The dark is the hardest place to get a decent picture, especially with a small sensor camera like a point and shoot or cameraphone.  Here's a picture of the Berkeley, CA city lights at night. 

LA city lights at night pic

The noise is actually not bad considering it's basically a picture of black.  The thing to notice is that the way Motorola has gotten rid of the noise is to really crank up that noise filter.  This effect is especially clear in the top of the picture where there are a bunch of splotchy bits.  It's great and all to use filters to get rid of noise, but in cases like this I?d almost rather have the noise - or at least the ability to turn the filter down or off.  If this effect were only visible in extreme dark situations like "taking pictures of black," it would probably be a non-issue, but this isn't really the case.  Even in dim light the ZN5's filter really cranks up, and pictures start to look like they were painted with oil colors.  Not sexy.  Especially when it's your friend's face.  Again, the Motonize's Xenon flash helps with this significantly, but using the flash should be a measure of last resort.

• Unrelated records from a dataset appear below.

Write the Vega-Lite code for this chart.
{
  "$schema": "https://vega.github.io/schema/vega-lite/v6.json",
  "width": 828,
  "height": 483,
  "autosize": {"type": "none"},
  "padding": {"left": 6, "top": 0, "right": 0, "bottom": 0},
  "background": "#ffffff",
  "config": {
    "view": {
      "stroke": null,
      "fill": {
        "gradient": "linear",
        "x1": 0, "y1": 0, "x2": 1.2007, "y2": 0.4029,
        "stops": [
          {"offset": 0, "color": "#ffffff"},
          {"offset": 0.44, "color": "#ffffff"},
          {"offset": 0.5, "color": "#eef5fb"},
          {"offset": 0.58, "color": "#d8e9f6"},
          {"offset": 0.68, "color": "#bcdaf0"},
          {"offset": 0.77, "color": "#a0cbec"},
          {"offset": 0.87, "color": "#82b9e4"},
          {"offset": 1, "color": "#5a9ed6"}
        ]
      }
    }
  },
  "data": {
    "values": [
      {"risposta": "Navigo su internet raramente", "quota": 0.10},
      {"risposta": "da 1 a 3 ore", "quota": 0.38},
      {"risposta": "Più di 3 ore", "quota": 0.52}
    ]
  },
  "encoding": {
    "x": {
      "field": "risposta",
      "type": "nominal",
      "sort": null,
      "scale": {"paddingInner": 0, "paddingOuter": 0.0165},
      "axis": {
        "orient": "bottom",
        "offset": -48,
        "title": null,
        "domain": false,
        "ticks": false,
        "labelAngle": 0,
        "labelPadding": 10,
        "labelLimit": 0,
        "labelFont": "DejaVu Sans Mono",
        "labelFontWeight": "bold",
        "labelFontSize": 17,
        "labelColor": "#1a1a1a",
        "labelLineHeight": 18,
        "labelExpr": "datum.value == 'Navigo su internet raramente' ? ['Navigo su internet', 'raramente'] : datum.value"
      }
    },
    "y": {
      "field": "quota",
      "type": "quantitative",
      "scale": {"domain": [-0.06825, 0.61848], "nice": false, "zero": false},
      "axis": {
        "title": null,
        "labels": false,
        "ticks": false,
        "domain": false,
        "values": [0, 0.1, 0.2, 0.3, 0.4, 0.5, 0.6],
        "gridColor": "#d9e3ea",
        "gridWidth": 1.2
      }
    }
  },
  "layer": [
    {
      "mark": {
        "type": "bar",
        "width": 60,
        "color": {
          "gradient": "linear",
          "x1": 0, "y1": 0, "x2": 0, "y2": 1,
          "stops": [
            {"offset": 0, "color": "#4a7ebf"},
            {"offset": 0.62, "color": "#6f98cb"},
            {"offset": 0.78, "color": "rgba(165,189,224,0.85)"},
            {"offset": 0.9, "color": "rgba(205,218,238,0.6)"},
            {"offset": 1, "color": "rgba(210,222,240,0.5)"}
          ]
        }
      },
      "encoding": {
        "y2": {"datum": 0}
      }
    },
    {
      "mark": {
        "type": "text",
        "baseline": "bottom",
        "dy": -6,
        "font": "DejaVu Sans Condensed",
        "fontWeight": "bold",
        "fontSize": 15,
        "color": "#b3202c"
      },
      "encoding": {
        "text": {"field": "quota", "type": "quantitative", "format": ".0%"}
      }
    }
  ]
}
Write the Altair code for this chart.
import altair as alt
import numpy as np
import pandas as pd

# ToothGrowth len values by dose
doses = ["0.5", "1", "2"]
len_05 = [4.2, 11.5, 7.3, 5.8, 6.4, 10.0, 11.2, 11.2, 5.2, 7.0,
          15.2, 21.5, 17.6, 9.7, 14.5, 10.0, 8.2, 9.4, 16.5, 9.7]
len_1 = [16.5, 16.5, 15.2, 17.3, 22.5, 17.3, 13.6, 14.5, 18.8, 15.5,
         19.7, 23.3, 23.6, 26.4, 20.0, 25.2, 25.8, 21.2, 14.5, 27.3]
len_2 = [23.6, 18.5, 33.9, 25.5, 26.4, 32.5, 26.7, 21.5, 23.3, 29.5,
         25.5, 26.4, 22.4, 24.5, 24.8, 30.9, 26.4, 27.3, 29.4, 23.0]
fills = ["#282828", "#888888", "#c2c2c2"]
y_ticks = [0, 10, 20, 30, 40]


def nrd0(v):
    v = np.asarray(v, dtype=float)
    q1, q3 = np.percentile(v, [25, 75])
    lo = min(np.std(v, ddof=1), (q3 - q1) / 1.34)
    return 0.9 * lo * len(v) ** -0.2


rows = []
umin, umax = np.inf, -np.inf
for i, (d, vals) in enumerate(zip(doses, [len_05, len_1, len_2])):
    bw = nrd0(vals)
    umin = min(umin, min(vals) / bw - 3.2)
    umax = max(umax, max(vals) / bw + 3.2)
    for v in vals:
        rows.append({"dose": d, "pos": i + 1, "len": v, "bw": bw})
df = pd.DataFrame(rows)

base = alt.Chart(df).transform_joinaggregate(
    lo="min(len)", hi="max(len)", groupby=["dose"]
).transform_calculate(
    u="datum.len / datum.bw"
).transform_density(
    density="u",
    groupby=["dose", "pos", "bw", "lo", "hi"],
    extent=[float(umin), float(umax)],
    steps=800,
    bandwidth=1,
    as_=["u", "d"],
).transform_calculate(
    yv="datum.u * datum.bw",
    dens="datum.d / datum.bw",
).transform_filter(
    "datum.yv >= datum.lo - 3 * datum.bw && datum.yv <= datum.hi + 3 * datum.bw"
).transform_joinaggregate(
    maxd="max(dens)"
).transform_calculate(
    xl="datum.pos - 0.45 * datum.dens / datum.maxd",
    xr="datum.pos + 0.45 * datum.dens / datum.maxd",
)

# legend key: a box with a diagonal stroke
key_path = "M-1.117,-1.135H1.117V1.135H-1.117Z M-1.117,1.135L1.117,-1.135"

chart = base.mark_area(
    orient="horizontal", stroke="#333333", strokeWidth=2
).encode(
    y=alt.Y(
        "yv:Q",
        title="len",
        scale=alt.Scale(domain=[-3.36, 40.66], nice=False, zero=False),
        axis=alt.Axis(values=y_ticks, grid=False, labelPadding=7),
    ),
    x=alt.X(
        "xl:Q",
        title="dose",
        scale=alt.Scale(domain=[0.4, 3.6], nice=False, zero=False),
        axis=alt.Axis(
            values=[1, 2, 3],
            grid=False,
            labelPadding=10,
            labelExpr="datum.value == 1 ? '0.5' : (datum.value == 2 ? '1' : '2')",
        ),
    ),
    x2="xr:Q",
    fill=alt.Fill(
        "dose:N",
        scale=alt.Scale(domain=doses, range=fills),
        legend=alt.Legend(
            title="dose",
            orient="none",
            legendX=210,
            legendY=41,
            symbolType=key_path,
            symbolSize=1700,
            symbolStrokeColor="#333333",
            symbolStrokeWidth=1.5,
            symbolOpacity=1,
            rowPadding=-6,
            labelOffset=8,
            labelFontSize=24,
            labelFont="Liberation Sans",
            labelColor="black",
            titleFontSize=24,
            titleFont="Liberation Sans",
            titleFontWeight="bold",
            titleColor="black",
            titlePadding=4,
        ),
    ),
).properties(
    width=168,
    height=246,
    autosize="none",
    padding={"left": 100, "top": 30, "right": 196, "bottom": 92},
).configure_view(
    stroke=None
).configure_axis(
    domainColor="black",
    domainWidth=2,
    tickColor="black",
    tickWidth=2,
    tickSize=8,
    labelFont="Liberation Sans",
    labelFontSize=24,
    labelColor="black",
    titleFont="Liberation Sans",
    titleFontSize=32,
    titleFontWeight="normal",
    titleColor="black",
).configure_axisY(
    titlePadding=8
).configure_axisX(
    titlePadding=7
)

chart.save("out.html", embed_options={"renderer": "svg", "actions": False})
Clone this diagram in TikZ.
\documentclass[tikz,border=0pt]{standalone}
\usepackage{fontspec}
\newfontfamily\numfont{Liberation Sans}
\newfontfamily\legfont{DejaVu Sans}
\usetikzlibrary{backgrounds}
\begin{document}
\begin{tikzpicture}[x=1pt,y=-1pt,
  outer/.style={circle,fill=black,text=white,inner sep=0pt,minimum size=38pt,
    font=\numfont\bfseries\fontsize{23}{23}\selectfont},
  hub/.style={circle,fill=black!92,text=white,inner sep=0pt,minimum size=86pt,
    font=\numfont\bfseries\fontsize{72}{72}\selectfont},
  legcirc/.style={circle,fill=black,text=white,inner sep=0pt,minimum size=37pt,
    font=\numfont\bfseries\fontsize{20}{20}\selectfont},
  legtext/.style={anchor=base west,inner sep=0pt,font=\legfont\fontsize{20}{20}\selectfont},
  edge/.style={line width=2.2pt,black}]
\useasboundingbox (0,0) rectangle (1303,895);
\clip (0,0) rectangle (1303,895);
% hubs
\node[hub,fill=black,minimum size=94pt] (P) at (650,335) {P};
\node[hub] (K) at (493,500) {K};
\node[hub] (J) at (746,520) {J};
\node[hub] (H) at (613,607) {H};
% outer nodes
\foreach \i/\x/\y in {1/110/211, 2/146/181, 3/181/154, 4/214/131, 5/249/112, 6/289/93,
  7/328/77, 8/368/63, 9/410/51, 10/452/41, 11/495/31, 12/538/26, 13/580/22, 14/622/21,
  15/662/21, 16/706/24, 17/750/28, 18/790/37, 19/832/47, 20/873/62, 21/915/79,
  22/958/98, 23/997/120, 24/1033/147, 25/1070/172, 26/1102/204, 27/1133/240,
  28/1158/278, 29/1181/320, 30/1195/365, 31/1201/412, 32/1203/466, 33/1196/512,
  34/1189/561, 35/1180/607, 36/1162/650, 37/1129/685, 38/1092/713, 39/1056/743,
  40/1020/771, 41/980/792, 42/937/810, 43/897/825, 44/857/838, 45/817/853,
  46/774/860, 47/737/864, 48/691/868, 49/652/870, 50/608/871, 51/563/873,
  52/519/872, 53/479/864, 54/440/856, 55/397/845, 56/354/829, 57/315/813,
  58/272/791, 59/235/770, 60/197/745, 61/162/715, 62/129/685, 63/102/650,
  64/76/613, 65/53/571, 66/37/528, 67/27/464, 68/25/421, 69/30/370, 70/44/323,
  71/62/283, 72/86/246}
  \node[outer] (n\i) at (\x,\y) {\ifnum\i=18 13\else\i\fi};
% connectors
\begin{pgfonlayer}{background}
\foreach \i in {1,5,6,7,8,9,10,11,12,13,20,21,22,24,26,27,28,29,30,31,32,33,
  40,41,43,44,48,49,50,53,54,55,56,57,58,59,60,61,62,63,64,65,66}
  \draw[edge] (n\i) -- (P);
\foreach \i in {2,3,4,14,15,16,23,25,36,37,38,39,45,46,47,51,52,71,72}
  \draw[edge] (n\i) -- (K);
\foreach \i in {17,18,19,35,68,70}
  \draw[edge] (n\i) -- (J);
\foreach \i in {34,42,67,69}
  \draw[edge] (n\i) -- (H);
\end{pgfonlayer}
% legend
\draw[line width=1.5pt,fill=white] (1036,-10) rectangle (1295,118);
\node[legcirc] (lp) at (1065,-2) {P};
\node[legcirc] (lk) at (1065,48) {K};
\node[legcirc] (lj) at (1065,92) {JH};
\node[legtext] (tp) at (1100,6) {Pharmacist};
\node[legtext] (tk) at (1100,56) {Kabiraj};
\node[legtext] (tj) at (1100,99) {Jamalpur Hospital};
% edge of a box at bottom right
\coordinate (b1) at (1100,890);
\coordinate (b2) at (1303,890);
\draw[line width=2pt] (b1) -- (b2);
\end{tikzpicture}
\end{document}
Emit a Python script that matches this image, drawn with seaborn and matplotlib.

One more little thing about Motozine's image quality:  Check out the color check chart photo.  The colors look nice and punchy and the contrast looks good.  In comparison to the Samsung Omnia, the Motozine is a big step up in terms image quality and color rendition based on this standard alone.

ZN5 color chart

The last point I?d like to make is about the ZN5's user interface.  Motozine is easy to use.  There isn't much to it - a few settings, a couple of options, a button to take a picture, and that's about it.  The menus are easy to navigate and the main options are selectable with the flick of a thumb.  The downside of this is a lack of control.  There are no ISO or aperture settings, no control over focus area or how the camera performs any number of tasks including noise reduction.  Perhaps being Dr. Photo, I want too much from a cameraphone.  I do believe that it is possible to build a camera into a phone that can replace, at the very least, a point and shoot camera, and the ZN5 need more in the area user image control in order to reach towards the holy grail of "true camera replacement."

Features the Doctor Likes

  • No shutter sound! That's right boys and girls, Motorola made me happy by allowing me to turn off the shutter sound. Big bonus here in the Doctor's eyes.
  • Panorama feature. Another camera phone with panorama! Perhaps not the best thing ever, but the Motozine does panoramas in a very reasonable way. Only three pictures can be stitched together, and only in landscape mode, but the resulting panorama comes out in full resolution. (See example at top) Image quality. What more can I say about this, it's great.
  • Ease of use.
  • Flash. It works!

Features the Doctor Does Not Like

  • Overzealous noise correction. It's good that they included noise correction, but some control over this would be most welcomed.
  • General camera control. Easy to use, but comes at the expense of control

The Doctor's Prognosis

The Motozine ZN5 is undeniably the best camera phone that the Doctor has used to date (ED: And the best currently available on a US Carrier, I'd say). Will it replace all point and shoot cameras? In a word? or rather two words: It depends. If you are happy taking snapshots that look great in most conditions and don't much care to fiddle with your camera's settings, this might actually replace a point and shoot for you. The image and color quality are great, the image noise (with a reasonable amount of light on the subject) is manageable and the ZN5 even has a better-than-decent flash. On the other hand, if you want a camera that will let you twiddle every setting's knob and look into the depths of its little camera soul (as the Doctor does) than this Moto is not the holy grail of cameraphones. The Doctor must say, though, that while the Motozine ZN5 will not replace his point and shoot, it is a great addition to his collection. One can't carry a camera all the time.